Perché non sei mai venuto?
Caro papà,
ecco, avrei voluto iniziare la lettera con queste due parole, ma non ero certo che sarei riuscito a scriverle. Sapessi com'è strano leggerle, mormorarle a bassa voce assaporandone il senso. Avevo dimenticato quanta magia sanno scatenare.
Che bestia sono stato a lasciar cadere in mare queste emozioni. Giuro che se mi fosse concessa un'altra opportunità saprei rinunziare a tutto, ma non a te.
Scommetto che stai credendo ch’io sia in pieno delirio, vero?
Forse, ma ormai non potrò più farti incavolare e tu non potrai più dirmene di tutti i colori e questo è un vero peccato.
Sapessi com'eri buffo e terribile quando mi rincorrevi lungo il viottolo dell'orto.
Tu conosci il mio pensiero; non ho mai creduto che possa esserci una vita che segua la morte, ma mi auguro d'aver commesso un errore e ci sia data la possibilità di tornare sul quel prato dietro casa per dare ancora due calci al pallone.

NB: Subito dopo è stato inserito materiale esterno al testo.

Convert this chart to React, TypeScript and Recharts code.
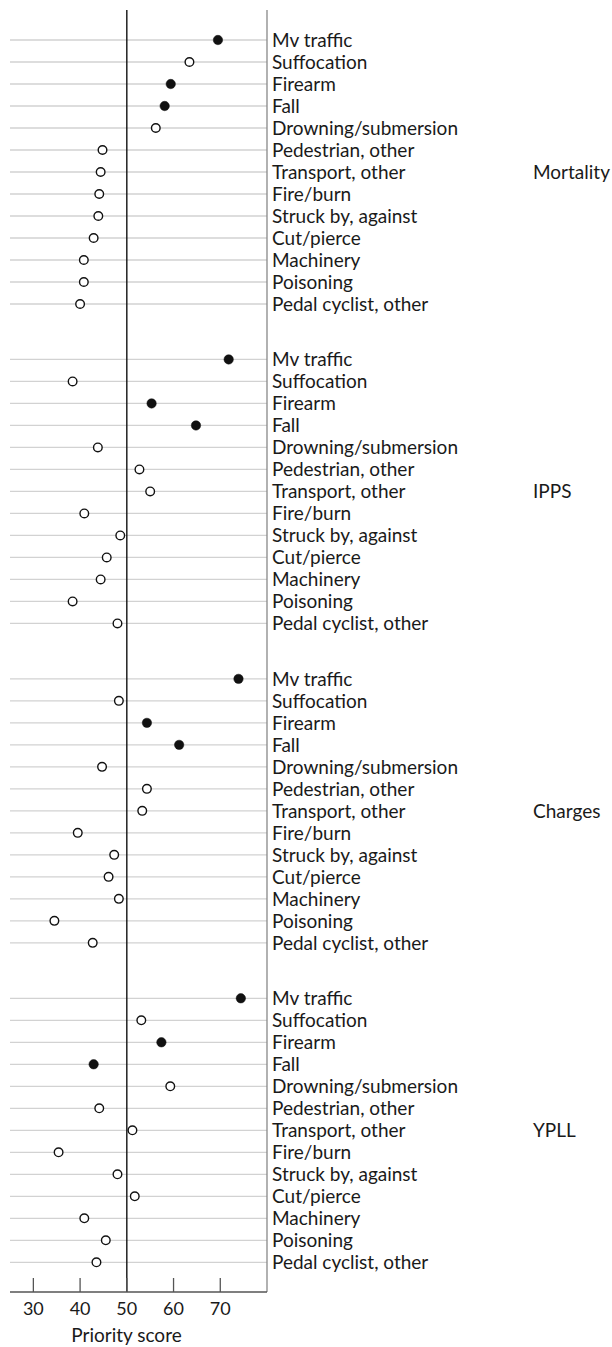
import React from 'react';
import { ScatterChart, Scatter, XAxis, YAxis, ReferenceLine, Label } from 'recharts';

const CATEGORIES = [
  'Mv traffic',
  'Suffocation',
  'Firearm',
  'Fall',
  'Drowning/submersion',
  'Pedestrian, other',
  'Transport, other',
  'Fire/burn',
  'Struck by, against',
  'Cut/pierce',
  'Machinery',
  'Poisoning',
  'Pedal cyclist, other',
];
const PANELS = ['Mortality', 'IPPS', 'Charges', 'YPLL'];
const HIGHLIGHTED = ['Mv traffic', 'Firearm', 'Fall'];

const MORTALITY = [69.5, 63.4, 59.4, 58.1, 56.2, 44.8, 44.4, 44.1, 43.9, 42.9, 40.8, 40.8, 40.0];
const IPPS = [71.8, 38.4, 55.3, 64.8, 43.8, 52.7, 55.0, 40.9, 48.6, 45.7, 44.4, 38.4, 48.0];
const CHARGES = [73.9, 48.3, 54.3, 61.2, 44.7, 54.3, 53.3, 39.5, 47.3, 46.1, 48.3, 34.5, 42.7];
const YPLL = [74.4, 53.1, 57.4, 42.9, 59.3, 44.1, 51.2, 35.4, 48.0, 51.7, 40.9, 45.5, 43.5];

const SERIES = [MORTALITY, IPPS, CHARGES, YPLL];
const X_TICKS = [30, 40, 50, 60, 70];
const X_DOMAIN = [25, 80];

// layout (in row units)
const PANEL_STRIDE = 14.52;
const Y_DOMAIN = [-1.364, 56.91];
const LABEL_ROW = 6;
const FONT = 'Lato, sans-serif';

type Row = { y: number; cat: string; panel: number; idx: number };
const ROWS: Row[] = [];
PANELS.forEach((_, p) => {
  CATEGORIES.forEach((cat, i) => {
    ROWS.push({ y: p * PANEL_STRIDE + i, cat, panel: p, idx: i });
  });
});

const POINTS = ROWS.map((r) => ({
  x: SERIES[r.panel][r.idx],
  y: r.y,
  filled: HIGHLIGHTED.includes(r.cat),
}));

const Dot = (props: any) => {
  const { cx, cy, payload } = props;
  if (cx == null || cy == null) return null;
  return payload.filled ? (
    <circle cx={cx} cy={cy} r={4.7} fill="#111" stroke="#111" strokeWidth={0.5} />
  ) : (
    <circle cx={cx} cy={cy} r={4.3} fill="#fff" stroke="#111" strokeWidth={1.4} />
  );
};

const YTick = (props: any) => {
  const { x, y, payload } = props;
  const row = ROWS.find((r) => Math.abs(r.y - payload.value) < 1e-6);
  if (!row) return null;
  return (
    <g>
      <text x={x + 5} y={y + 6.8} textAnchor="start" fontFamily={FONT} fontSize={19} fill="#1a1a1a">
        {row.cat}
      </text>
      {row.idx === LABEL_ROW ? (
        <text x={x + 266} y={y + 6.8} textAnchor="start" fontFamily={FONT} fontSize={19} fill="#1a1a1a">
          {PANELS[row.panel]}
        </text>
      ) : null}
    </g>
  );
};

const XTick = (props: any) => {
  const { x, y, payload } = props;
  return (
    <g>
      <line x1={x} x2={x} y1={y - 14} y2={y} stroke="#555" strokeWidth={1.3} />
      <text x={x} y={y + 22.5} textAnchor="middle" fontFamily={FONT} fontSize={18} fill="#1a1a1a">
        {payload.value}
      </text>
    </g>
  );
};

const AxisTitle = (props: any) => {
  const vb = props.viewBox || {};
  return (
    <text
      x={vb.x + vb.width / 2 - 12}
      y={vb.y + 49.5}
      textAnchor="middle"
      fontFamily={FONT}
      fontSize={19}
      fill="#1a1a1a"
    >
      Priority score
    </text>
  );
};

export default function App() {
  return (
    <div style={{ position: 'absolute', left: 0, top: 0, width: 612, height: 1347, background: '#fff' }}>
      <ScatterChart width={612} height={1347} margin={{ top: 10, right: 0, left: 10, bottom: 0 }}>
        <XAxis
          type="number"
          dataKey="x"
          domain={X_DOMAIN}
          ticks={X_TICKS}
          height={55}
          tickLine={false}
          tickSize={0}
          tickMargin={0}
          tick={<XTick />}
          axisLine={{ stroke: '#555', strokeWidth: 1.3 }}
          allowDataOverflow
        >
          <Label content={<AxisTitle />} />
        </XAxis>
        <YAxis
          type="number"
          dataKey="y"
          orientation="right"
          reversed
          domain={Y_DOMAIN}
          ticks={ROWS.map((r) => r.y)}
          interval={0}
          width={345}
          axisLine={false}
          tickLine={false}
          tickSize={0}
          tickMargin={0}
          tick={<YTick />}
          allowDataOverflow
        />
        {ROWS.map((r) => (
          <ReferenceLine key={`row-${r.y}`} y={r.y} stroke="#d2d2d2" strokeWidth={1.3} />
        ))}
        <ReferenceLine x={50} stroke="#111" strokeWidth={1.4} />
        <ReferenceLine x={80} stroke="#888" strokeWidth={1.3} />
        <Scatter data={POINTS} shape={<Dot />} isAnimationActive={false} />
      </ScatterChart>
    </div>
  );
}
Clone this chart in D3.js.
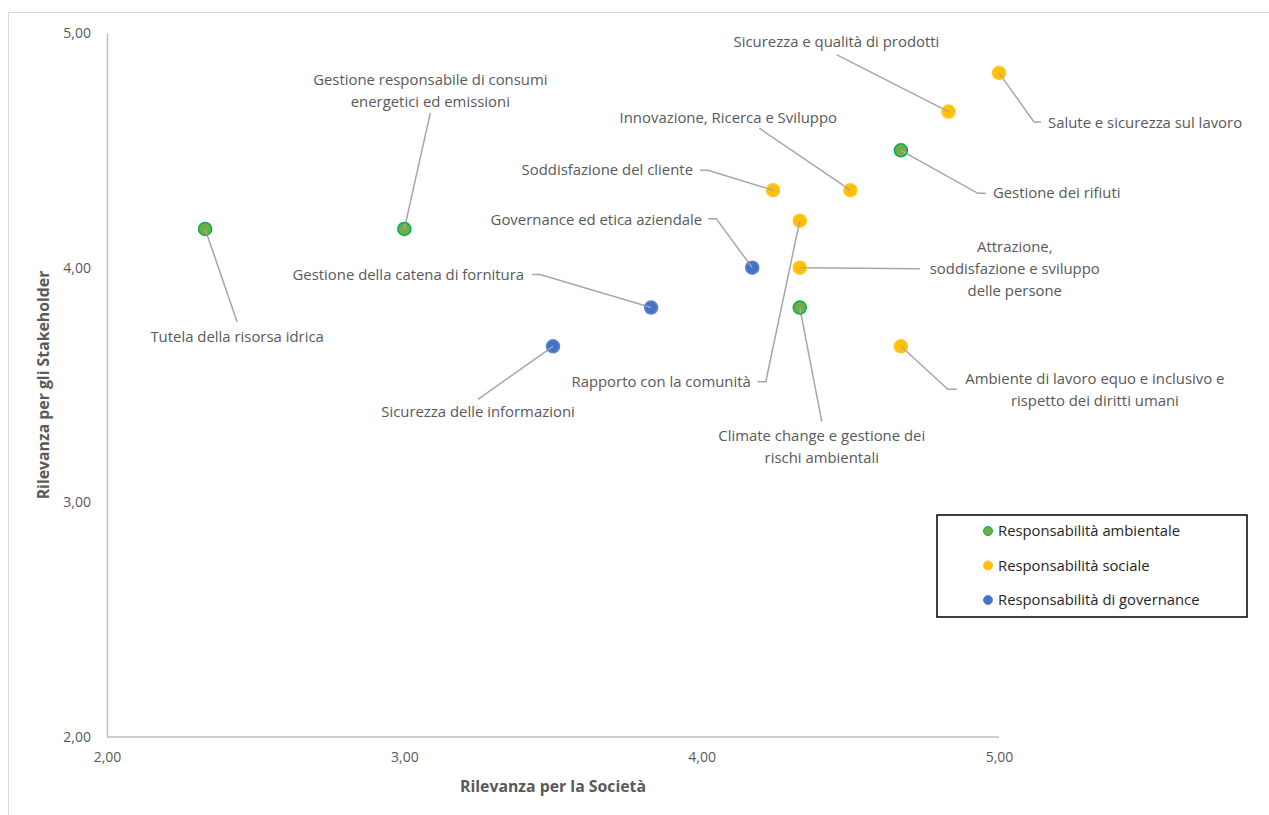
<!DOCTYPE html>
<html lang="it">
  <head>
    <meta charset="UTF-8">
    <title>Matrice di materialità</title>
    <style>
      body { margin: 0; background: #fff; }
      svg { display: block; font-family: "Open Sans", Lato, sans-serif; }
    </style>
    <script src="https://d3js.org/d3.v7.min.js"></script>
  </head>
  <body>
    <script>
      // temi materiali
      var topics = [
        ["Tutela della risorsa idrica"],
        ["Gestione responsabile di consumi", "energetici ed emissioni"],
        ["Sicurezza delle informazioni"],
        ["Gestione della catena di fornitura"],
        ["Governance ed etica aziendale"],
        ["Soddisfazione del cliente"],
        ["Innovazione, Ricerca e Sviluppo"],
        ["Sicurezza e qualità di prodotti"],
        ["Salute e sicurezza sul lavoro"],
        ["Gestione dei rifiuti"],
        ["Attrazione,", "soddisfazione e sviluppo", "delle persone"],
        ["Rapporto con la comunità"],
        ["Climate change e gestione dei", "rischi ambientali"],
        ["Ambiente di lavoro equo e inclusivo e", "rispetto dei diritti umani"]
      ];
      var societa     = [2.33, 3.00, 3.50, 3.83, 4.17, 4.24, 4.50, 4.83, 5.00, 4.67, 4.33, 4.33, 4.33, 4.67];
      var stakeholder = [4.165, 4.165, 3.665, 3.83, 4.00, 4.33, 4.33, 4.665, 4.83, 4.50, 4.00, 4.20, 3.83, 3.665];
      var area = ["amb", "amb", "gov", "gov", "gov", "soc", "soc", "soc", "soc", "amb", "soc", "soc", "amb", "soc"];

      var groupKeys = ["amb", "soc", "gov"];
      var groupNames = ["Responsabilità ambientale", "Responsabilità sociale", "Responsabilità di governance"];
      var tickValues = [2, 3, 4, 5];

      // label placement, pixel offsets from the point (layout only)
      var labelLayout = [
        {dx: 32, dy: 108, anchor: "middle", leader: [[32, 93]]},
        {dx: 26, dy: -149, anchor: "middle", leader: [[26, -116]]},
        {dx: -75, dy: 66, anchor: "middle", leader: [[-75, 53]]},
        {dx: -127, dy: -33, anchor: "end", leader: [[-111, -33], [-119, -33]]},
        {dx: -50, dy: -48, anchor: "end", leader: [[-36, -49], [-44, -49]]},
        {dx: -80, dy: -20, anchor: "end", leader: [[-65, -20], [-73, -20]]},
        {dx: -122, dy: -72, anchor: "middle", leader: [[-91, -62]]},
        {dx: -112, dy: -70, anchor: "middle", leader: [[-112, -57]]},
        {dx: 49, dy: 50, anchor: "start", leader: [[35, 49], [42, 49]]},
        {dx: 92, dy: 43, anchor: "start", leader: [[77, 43], [85, 43]]},
        {dx: 215, dy: -21, anchor: "middle", leader: [[120, 1]]},
        {dx: -49, dy: 161, anchor: "end", leader: [[-34, 161], [-42, 161]]},
        {dx: 22, dy: 128, anchor: "middle", leader: [[22, 114]]},
        {dx: 194, dy: 33, anchor: "middle", leader: [[47, 43], [56, 43]]}
      ];

      var fill = {amb: "#70ad47", soc: "#ffc000", gov: "#4472c4"};
      var edge = {amb: "#00b050", soc: "#ffc720", gov: "#5b85d0"};
      var fmt = function (d) { return d3.format(".2f")(d).replace(".", ","); };

      var width = 1269, height = 815;
      var svg = d3.select("body").append("svg")
        .attr("width", width)
        .attr("height", height);

      svg.append("rect")
        .attr("x", 8.5).attr("y", 12.5)
        .attr("width", 1400).attr("height", 900)
        .attr("fill", "#fff")
        .attr("stroke", "#d9d9d9");

      var x = d3.scaleLinear().domain([2, 5]).range([107, 999]);
      var y = d3.scaleLinear().domain([2, 5]).range([737, 33]);

      var xAxis = d3.axisBottom(x).tickValues(tickValues).tickFormat(fmt).tickSize(0).tickPadding(15);
      var yAxis = d3.axisLeft(y).tickValues(tickValues).tickFormat(fmt).tickSize(0).tickPadding(16);

      var gx = svg.append("g").attr("transform", "translate(0,737)").call(xAxis);
      var gy = svg.append("g").attr("transform", "translate(107,0)").call(yAxis);
      [gx, gy].forEach(function (g) {
        g.select(".domain").attr("stroke", "#bfbfbf").attr("stroke-width", 1.5);
        g.selectAll("text").attr("fill", "#595959").style("font-size", "14px")
          .style("font-family", "'Open Sans', Lato, sans-serif");
      });
      gx.select(".domain").attr("d", "M107,0H999");

      svg.append("text")
        .attr("x", 553).attr("y", 792)
        .attr("text-anchor", "middle")
        .attr("fill", "#595959")
        .style("font-size", "15.8px").style("font-weight", "bold")
        .text("Rilevanza per la Società");

      svg.append("text")
        .attr("transform", "translate(49,385) rotate(-90)")
        .attr("text-anchor", "middle")
        .attr("fill", "#595959")
        .style("font-size", "15.8px").style("font-weight", "bold")
        .text("Rilevanza per gli Stakeholder");

      var idx = d3.range(topics.length);

      // leader lines
      svg.append("g").selectAll("polyline").data(idx).enter()
        .append("polyline")
        .attr("points", function (i) {
          var px = x(societa[i]), py = y(stakeholder[i]);
          var pts = [[px, py]].concat(labelLayout[i].leader.map(function (p) {
            return [px + p[0], py + p[1]];
          }));
          return pts.map(function (p) { return p.join(","); }).join(" ");
        })
        .attr("fill", "none")
        .attr("stroke", "#a6a6a6")
        .attr("stroke-width", 1.5);

      // points
      svg.append("g").selectAll("circle").data(idx).enter()
        .append("circle")
        .attr("cx", function (i) { return x(societa[i]); })
        .attr("cy", function (i) { return y(stakeholder[i]); })
        .attr("r", 6.5)
        .attr("fill", function (i) { return fill[area[i]]; })
        .attr("stroke", function (i) { return edge[area[i]]; })
        .attr("stroke-width", 1.5);

      // leader start drawn again over the marker
      svg.append("g").selectAll("line").data(idx).enter()
        .append("line")
        .attr("x1", function (i) { return x(societa[i]); })
        .attr("y1", function (i) { return y(stakeholder[i]); })
        .attr("x2", function (i) {
          var p = labelLayout[i].leader[0];
          return x(societa[i]) + p[0] / Math.hypot(p[0], p[1]) * 6;
        })
        .attr("y2", function (i) {
          var p = labelLayout[i].leader[0];
          return y(stakeholder[i]) + p[1] / Math.hypot(p[0], p[1]) * 6;
        })
        .attr("stroke", "#a6a6a6")
        .attr("stroke-width", 1.5);

      // labels
      var labels = svg.append("g").selectAll("text").data(idx).enter()
        .append("text")
        .attr("text-anchor", function (i) { return labelLayout[i].anchor; })
        .attr("fill", "#595959")
        .style("font-size", "14.9px");
      labels.each(function (i) {
        var t = d3.select(this);
        var px = x(societa[i]) + labelLayout[i].dx;
        var py = y(stakeholder[i]) + labelLayout[i].dy;
        topics[i].forEach(function (line, k) {
          t.append("tspan").attr("x", px).attr("y", py + 5 + k * 22).text(line);
        });
      });

      // legend
      var lg = svg.append("g").attr("transform", "translate(937,515)");
      lg.append("rect")
        .attr("width", 310).attr("height", 102)
        .attr("fill", "#fff")
        .attr("stroke", "#000").attr("stroke-width", 1.5);
      var items = lg.selectAll("g.item").data(groupKeys).enter()
        .append("g").attr("class", "item")
        .attr("transform", function (d, i) { return "translate(0," + (16 + i * 34.5) + ")"; });
      items.append("circle")
        .attr("cx", 51).attr("r", 4.5)
        .attr("fill", function (d) { return fill[d]; })
        .attr("stroke", function (d) { return edge[d]; });
      items.append("text")
        .attr("x", 61).attr("y", 5)
        .attr("fill", "#262626")
        .style("font-size", "14.8px")
        .text(function (d, i) { return groupNames[i]; });
    </script>
  </body>
</html>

Non badare alla mia calligrafia, ho la mano stanca e attorno a me tutto si muove danzando. Il tempo che m'è rimasto sta volando via troppo in fretta, ed io avrei ancora tante cose da dirti. Ma prima di porre un punto desidero confessarti ciò che più mi preme; ora so perché ho provato il desiderio di scriverti, ho voluto chiederti scusa papà e confessarti che ti ho sempre avuto nel cuore.
Bene! Ora credo sia giunto il momento di mettere quel punto.
Chiuderò questa lettera e sulla busta scriverò semplicemente “A mio padre”, sperando che qualcuno comprenda e la deponga sulla tua tomba come un mazzo di fiori, quei fiori che in tanti anni non ho mai saputo offrirti.
Ciao papà, buon Natale e ovunque tu sia, resta li, non te ne andare, tuo figlio sta arrivando, tra poco potremo riabbracciarci in qualche posto dove saremo tutti uguali.